Koreas Begin Talks on Shipbuilding Project

Korea Times
Yoon Won-sup
12/25/2007

The two Koreas began four-day talks in the southern port city of Busan Tuesday to discuss ways of establishing shipbuilding areas in North Korea, according to the Unification Ministry.

A sub-committee for shipbuilding and marine cooperation, part of an agreement reached at the inter-Korean prime ministers’ meeting last month, convened for the first time to map out the details of the shipbuilding project.

The talks are a follow-up measure following the inter-Korean summit in early October, which produced agreements for establishing shipbuilding areas in Anbyeon and Nampo in North Korea.

The committee has already conducted several joint field studies in the two areas.

The officials will also discuss the passage of North Korean ships in the seas off Haeju and basic maritime rules.

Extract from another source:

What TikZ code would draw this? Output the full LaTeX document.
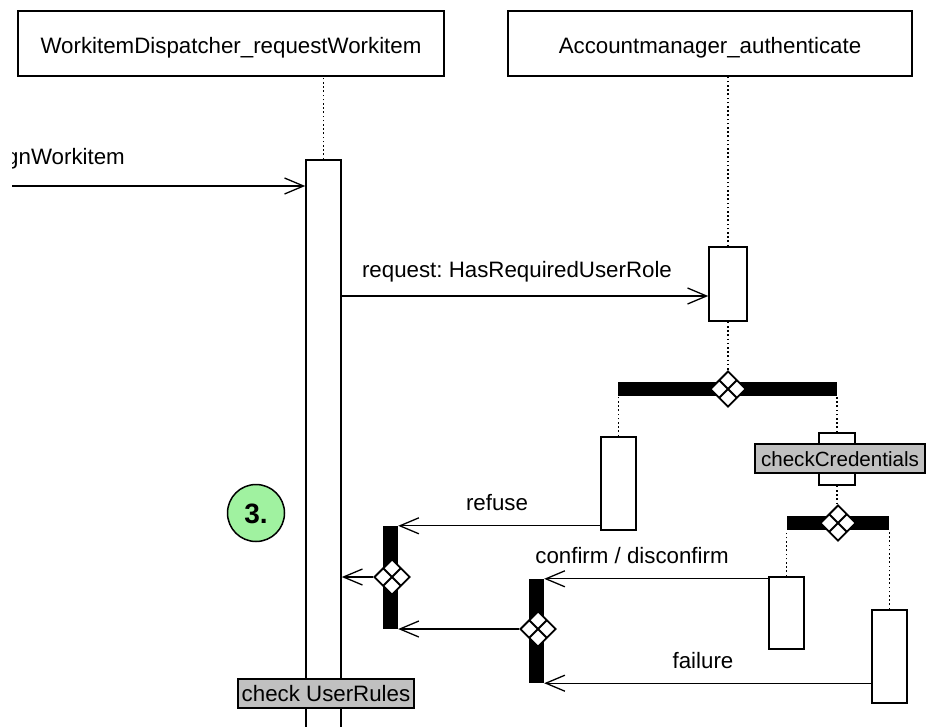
\documentclass[tikz,border=0pt]{standalone}
\usepackage{fontspec}
\setmainfont{Liberation Sans}
\usetikzlibrary{arrows.meta,shapes.geometric,calc}
\definecolor{noteGray}{RGB}{192,192,192}
\definecolor{stepGreen}{RGB}{160,242,160}
\frenchspacing

\begin{document}
\begin{tikzpicture}[x=1pt,y=-1pt,
  every node/.style={font=\fontsize{22.3}{26}\selectfont},
  head/.style={draw, line width=1.5pt, inner sep=0pt, minimum height=65pt,
               text height=20pt, text depth=0pt},
  act/.style={draw, fill=white, line width=1.6pt, inner sep=0pt},
  bar/.style={fill=black, inner sep=0pt},
  gate/.style={diamond, draw, fill=white, line width=1.9pt, inner sep=0pt,
    minimum width=36pt, minimum height=36pt,
    path picture={\draw[line width=1.9pt]
      ($(path picture bounding box.north)!0.5!(path picture bounding box.west)$) --
      ($(path picture bounding box.south)!0.5!(path picture bounding box.east)$)
      ($(path picture bounding box.north)!0.5!(path picture bounding box.east)$) --
      ($(path picture bounding box.south)!0.5!(path picture bounding box.west)$);}},
  life/.style={line width=1.7pt, dash pattern=on 1.6pt off 2.6pt},
  msg/.style={line width=1.3pt, -{Straight Barb[length=19pt,width=16pt,line width=1.3pt]}},
  note/.style={draw, fill=noteGray, line width=1.4pt, inner sep=0pt,
               minimum height=29pt, text height=15pt, text depth=0pt},
  lbl/.style={anchor=base, inner sep=0pt}
]
\useasboundingbox (0,0) rectangle (928,726);
\clip (12,0) rectangle (928,726);

% lifeline heads
\node[head, minimum width=426pt] (head1) at (231,43.5) {WorkitemDispatcher\_requestWorkitem};
\node[head, minimum width=404pt] (head2) at (710,43.5) {Accountmanager\_authenticate};

% activations
\node[act, minimum width=35pt, minimum height=600pt] (act1) at (323.5,460) {};
\node[act, minimum width=38pt, minimum height=74pt]  (act2) at (728,284) {};
\node[act, minimum width=35pt, minimum height=93pt]  (act3) at (618.5,483.5) {};
\node[act, minimum width=36pt, minimum height=52pt]  (act4) at (837,459) {};
\node[act, minimum width=35pt, minimum height=72pt]  (act5) at (786.5,613) {};
\node[act, minimum width=35pt, minimum height=93pt]  (act6) at (889.5,656.5) {};

% fork and join bars
\node[bar, minimum width=219pt, minimum height=14pt] (fork1) at (727.5,389) {};
\node[bar, minimum width=102pt, minimum height=14pt] (fork2) at (838,523) {};
\node[bar, minimum width=15pt, minimum height=103pt] (join1) at (390.5,577.5) {};
\node[bar, minimum width=15pt, minimum height=104pt] (join2) at (536.5,631) {};

% dotted lifelines
\draw[life] (act1.north) -- (act1.north |- head1.south);
\draw[life] (act2.north) -- (act2.north |- head2.south);
\draw[life] (act2.south) -- (act2.south |- fork1.north);
\draw[life] (act3.north) -- (act3.north |- fork1.south);
\draw[life] (act4.north) -- (act4.north |- fork1.south);
\draw[life] (act4.south) -- (act4.south |- fork2.north);
\draw[life] (act5.north) -- (act5.north |- fork2.south);
\draw[life] (act6.north) -- (act6.north |- fork2.south);

% branch gates
\node[gate] (g1) at (728,389) {};
\node[gate] (g2) at (838,523) {};
\node[gate] (g3) at (392,577) {};
\node[gate] (g4) at (538,629) {};

% messages
\coordinate (src) at (12,186);
\draw[msg] (src) -- (act1.west |- src);
\node[lbl, anchor=base east] at (125,164) {assignWorkitem};

\draw[msg] (act1.east |- 0,296) -- (act2.west |- 0,296);
\node[lbl] at (517,277) {request: HasRequiredUserRole};

\draw[msg] (act3.west |- join1.north east) -- (join1.north east);
\node[lbl] at (497,510) {refuse};

\draw[msg] (act5.west |- join2.north east) -- (join2.north east);
\node[lbl] at (632,563) {confirm / disconfirm};

\draw[msg] (act6.west |- join2.south east) -- (join2.south east);
\node[lbl] at (703,668) {failure};

\draw[msg] (g3.west) -- (act1.east |- g3.west);
\draw[msg] (g4.west) -- (join1.east |- g4.west);

% notes on activations
\node[note, minimum width=170pt, font=\fontsize{20.6}{24}\selectfont] (credNote) at (840,458.5) {checkCredentials};
\node[note, minimum width=176pt] (rulesNote) at (326,693.5) {check UserRules};

% step marker
\node[circle, draw, fill=stepGreen, line width=1.5pt, minimum size=57pt, inner sep=0pt,
      font=\fontsize{28}{30}\selectfont\bfseries, text height=20pt, text depth=0pt]
      (step3) at (256,513) {3.};
\end{tikzpicture}
\end{document}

They will see if they need further measures to implement the agreement on marine affairs made by the two Koreas in 2005.

“The talks will mainly cover shipbuilding cooperation between the two Koreas,” a government official said.

The four-member North Korean delegation arrived at Gimhae Airport in the afternoon and will visit shipbuilding yards today.

Though the two Koreas agreed on economic cooperation and various projects in the West Sea, they failed to narrow differences over the western maritime border, the Northern Limit Line (NLL), and the designation of joint fishing zones in the area.

In talks held in mid-December, generals sought in vain to reach common ground on the establishment of joint fishery areas in the West Sea, a core part of an inter-Korean summit agreement to build a peace zone around the disputed western waters.

South Korea offered to designate a few joint fishing areas near the NLL with the fishery zones taking up equivalent areas on both sides of the line.

North Korea, however, insisted four joint fishing areas should be created south of the NLL, which it refuses to recognize as the legitimate sea border between the two countries.